▸ Task instructions: Reproduce exactly the section that begins at the line containing "Reproduce this chart with D3.js." and ends at the line containing "var plotL = 72.7, plotR", both lines included; omit all other lines.

▸ Input for this task:

****

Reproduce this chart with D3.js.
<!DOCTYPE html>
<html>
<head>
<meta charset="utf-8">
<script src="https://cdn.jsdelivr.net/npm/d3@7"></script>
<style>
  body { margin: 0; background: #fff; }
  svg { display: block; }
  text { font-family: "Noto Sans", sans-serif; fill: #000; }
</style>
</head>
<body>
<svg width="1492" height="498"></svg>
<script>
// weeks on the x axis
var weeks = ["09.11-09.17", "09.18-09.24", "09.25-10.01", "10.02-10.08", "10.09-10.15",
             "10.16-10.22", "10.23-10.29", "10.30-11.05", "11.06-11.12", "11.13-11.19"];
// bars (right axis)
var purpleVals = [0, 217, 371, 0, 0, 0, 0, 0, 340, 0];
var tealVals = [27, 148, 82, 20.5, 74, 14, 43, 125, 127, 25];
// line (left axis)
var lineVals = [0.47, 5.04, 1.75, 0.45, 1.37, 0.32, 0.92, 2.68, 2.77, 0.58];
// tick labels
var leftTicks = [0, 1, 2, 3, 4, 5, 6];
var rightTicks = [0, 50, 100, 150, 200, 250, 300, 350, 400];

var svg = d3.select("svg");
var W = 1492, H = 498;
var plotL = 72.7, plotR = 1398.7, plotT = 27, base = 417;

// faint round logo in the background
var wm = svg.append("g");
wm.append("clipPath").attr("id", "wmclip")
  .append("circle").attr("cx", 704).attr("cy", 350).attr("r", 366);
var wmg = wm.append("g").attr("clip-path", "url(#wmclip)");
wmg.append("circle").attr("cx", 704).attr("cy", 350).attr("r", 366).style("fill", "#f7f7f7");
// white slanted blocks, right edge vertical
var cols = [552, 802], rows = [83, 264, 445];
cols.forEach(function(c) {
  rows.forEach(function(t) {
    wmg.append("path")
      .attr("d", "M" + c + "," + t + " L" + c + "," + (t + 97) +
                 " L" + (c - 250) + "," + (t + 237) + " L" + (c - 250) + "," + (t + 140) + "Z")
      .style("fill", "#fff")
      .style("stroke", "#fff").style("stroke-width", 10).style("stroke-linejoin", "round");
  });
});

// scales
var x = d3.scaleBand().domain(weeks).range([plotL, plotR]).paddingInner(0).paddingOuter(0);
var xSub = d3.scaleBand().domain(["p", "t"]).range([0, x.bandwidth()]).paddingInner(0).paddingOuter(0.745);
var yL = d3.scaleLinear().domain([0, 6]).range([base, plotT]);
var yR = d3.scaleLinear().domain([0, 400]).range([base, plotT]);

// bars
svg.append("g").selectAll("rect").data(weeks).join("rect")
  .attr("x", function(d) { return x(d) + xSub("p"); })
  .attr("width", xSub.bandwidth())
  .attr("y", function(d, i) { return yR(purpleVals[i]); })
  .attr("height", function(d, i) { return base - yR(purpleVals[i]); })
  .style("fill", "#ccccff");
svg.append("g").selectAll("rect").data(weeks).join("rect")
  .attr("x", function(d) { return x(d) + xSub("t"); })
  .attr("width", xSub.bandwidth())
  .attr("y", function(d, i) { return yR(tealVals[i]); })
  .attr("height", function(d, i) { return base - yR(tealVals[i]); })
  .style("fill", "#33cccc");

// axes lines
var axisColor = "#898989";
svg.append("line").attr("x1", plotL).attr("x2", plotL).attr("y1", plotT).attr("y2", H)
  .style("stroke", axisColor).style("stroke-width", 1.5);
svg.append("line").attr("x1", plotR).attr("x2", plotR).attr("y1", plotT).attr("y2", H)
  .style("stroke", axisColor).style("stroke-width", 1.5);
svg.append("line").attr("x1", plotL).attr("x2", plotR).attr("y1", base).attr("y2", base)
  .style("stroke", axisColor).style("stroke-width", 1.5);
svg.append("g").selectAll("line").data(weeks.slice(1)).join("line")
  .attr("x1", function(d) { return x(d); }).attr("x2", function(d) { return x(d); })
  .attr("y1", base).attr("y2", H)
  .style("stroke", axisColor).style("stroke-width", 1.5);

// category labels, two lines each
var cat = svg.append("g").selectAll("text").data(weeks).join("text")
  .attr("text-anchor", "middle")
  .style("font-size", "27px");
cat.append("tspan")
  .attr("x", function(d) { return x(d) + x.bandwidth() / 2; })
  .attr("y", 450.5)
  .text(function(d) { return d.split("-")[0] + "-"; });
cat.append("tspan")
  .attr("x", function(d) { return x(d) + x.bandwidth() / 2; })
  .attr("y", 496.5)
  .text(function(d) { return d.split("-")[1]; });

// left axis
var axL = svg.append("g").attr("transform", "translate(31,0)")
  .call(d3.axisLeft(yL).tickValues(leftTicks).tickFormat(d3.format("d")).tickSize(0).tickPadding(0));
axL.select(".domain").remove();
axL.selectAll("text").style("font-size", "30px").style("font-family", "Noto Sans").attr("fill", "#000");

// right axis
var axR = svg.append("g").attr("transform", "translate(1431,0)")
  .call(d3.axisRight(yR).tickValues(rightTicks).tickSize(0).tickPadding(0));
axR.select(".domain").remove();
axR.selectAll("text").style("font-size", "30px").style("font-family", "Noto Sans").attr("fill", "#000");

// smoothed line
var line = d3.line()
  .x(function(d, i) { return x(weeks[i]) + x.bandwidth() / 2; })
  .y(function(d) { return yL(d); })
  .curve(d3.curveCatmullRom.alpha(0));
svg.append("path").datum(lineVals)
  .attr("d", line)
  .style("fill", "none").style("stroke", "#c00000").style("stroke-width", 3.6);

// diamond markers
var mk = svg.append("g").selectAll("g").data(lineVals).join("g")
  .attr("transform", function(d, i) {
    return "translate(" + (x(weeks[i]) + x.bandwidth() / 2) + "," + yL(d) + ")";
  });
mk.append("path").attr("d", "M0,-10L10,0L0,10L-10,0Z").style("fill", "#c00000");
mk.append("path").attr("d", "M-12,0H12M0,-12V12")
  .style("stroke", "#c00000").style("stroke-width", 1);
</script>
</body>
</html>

****

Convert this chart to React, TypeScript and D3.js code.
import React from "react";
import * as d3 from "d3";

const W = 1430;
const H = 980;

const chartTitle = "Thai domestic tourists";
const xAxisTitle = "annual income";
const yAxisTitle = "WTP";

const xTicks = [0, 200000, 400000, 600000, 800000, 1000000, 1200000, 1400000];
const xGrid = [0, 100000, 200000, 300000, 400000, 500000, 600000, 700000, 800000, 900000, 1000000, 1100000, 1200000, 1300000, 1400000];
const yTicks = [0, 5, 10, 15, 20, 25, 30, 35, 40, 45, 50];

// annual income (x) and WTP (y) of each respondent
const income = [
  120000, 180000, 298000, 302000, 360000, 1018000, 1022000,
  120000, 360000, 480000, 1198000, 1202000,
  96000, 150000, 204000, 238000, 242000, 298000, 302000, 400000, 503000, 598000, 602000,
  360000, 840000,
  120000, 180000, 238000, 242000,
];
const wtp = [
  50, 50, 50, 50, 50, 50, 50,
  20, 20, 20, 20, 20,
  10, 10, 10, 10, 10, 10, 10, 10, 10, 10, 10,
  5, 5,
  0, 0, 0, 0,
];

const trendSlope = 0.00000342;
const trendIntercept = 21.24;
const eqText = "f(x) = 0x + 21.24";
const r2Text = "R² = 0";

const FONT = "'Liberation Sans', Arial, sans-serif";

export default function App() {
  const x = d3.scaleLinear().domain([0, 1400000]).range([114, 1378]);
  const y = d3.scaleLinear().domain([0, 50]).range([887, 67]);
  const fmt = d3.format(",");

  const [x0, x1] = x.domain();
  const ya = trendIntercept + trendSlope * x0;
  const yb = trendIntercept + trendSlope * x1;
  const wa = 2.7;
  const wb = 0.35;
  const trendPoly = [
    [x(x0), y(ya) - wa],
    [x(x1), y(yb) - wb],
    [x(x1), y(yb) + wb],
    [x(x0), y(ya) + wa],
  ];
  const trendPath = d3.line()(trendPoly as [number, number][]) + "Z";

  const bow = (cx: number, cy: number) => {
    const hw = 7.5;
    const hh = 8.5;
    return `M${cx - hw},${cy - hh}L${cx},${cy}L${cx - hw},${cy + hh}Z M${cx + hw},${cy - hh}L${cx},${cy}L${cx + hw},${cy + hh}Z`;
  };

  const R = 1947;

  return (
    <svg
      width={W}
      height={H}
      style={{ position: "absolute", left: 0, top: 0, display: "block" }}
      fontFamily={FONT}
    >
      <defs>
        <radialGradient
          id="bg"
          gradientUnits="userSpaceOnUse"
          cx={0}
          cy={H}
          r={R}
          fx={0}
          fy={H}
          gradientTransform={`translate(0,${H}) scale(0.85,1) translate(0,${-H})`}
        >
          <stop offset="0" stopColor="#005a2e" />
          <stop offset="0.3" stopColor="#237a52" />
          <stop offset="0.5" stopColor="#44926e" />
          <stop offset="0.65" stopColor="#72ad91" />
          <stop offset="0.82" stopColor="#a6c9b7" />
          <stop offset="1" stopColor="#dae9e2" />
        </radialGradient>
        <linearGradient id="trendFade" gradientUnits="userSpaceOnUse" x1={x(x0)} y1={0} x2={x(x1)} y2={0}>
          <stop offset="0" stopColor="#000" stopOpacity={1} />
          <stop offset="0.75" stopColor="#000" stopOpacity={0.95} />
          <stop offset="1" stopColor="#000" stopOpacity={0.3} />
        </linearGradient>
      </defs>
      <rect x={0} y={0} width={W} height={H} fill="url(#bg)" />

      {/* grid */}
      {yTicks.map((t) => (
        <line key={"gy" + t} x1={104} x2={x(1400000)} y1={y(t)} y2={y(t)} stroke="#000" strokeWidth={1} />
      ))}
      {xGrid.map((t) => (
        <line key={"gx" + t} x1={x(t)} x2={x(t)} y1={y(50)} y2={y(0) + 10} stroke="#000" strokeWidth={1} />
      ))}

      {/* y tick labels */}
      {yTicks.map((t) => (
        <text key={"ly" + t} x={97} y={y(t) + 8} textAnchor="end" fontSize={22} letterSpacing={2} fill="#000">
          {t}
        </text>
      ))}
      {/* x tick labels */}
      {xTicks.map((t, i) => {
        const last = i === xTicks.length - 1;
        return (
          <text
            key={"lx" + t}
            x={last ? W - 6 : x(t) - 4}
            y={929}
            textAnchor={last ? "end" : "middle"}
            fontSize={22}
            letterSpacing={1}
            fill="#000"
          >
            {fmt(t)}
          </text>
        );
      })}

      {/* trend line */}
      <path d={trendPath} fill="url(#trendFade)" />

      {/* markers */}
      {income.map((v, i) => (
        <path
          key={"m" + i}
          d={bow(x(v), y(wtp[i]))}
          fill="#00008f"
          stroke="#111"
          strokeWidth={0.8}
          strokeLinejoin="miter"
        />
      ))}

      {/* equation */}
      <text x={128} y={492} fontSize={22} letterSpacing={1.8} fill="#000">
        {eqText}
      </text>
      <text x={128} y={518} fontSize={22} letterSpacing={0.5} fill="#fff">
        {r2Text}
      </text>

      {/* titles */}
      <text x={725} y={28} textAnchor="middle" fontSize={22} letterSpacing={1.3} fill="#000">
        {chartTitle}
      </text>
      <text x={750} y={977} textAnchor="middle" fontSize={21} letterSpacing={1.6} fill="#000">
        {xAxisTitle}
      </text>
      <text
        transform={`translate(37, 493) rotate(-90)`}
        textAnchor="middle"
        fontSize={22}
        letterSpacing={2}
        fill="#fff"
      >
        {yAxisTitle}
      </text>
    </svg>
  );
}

****

▸ Answer to the exercise:
Reproduce this chart with D3.js.
<!DOCTYPE html>
<html>
<head>
<meta charset="utf-8">
<script src="https://cdn.jsdelivr.net/npm/d3@7"></script>
<style>
  body { margin: 0; background: #fff; }
  svg { display: block; }
  text { font-family: "Noto Sans", sans-serif; fill: #000; }
</style>
</head>
<body>
<svg width="1492" height="498"></svg>
<script>
// weeks on the x axis
var weeks = ["09.11-09.17", "09.18-09.24", "09.25-10.01", "10.02-10.08", "10.09-10.15",
             "10.16-10.22", "10.23-10.29", "10.30-11.05", "11.06-11.12", "11.13-11.19"];
// bars (right axis)
var purpleVals = [0, 217, 371, 0, 0, 0, 0, 0, 340, 0];
var tealVals = [27, 148, 82, 20.5, 74, 14, 43, 125, 127, 25];
// line (left axis)
var lineVals = [0.47, 5.04, 1.75, 0.45, 1.37, 0.32, 0.92, 2.68, 2.77, 0.58];
// tick labels
var leftTicks = [0, 1, 2, 3, 4, 5, 6];
var rightTicks = [0, 50, 100, 150, 200, 250, 300, 350, 400];

var svg = d3.select("svg");
var W = 1492, H = 498;
var plotL = 72.7, plotR = 1398.7, plotT = 27, base = 417;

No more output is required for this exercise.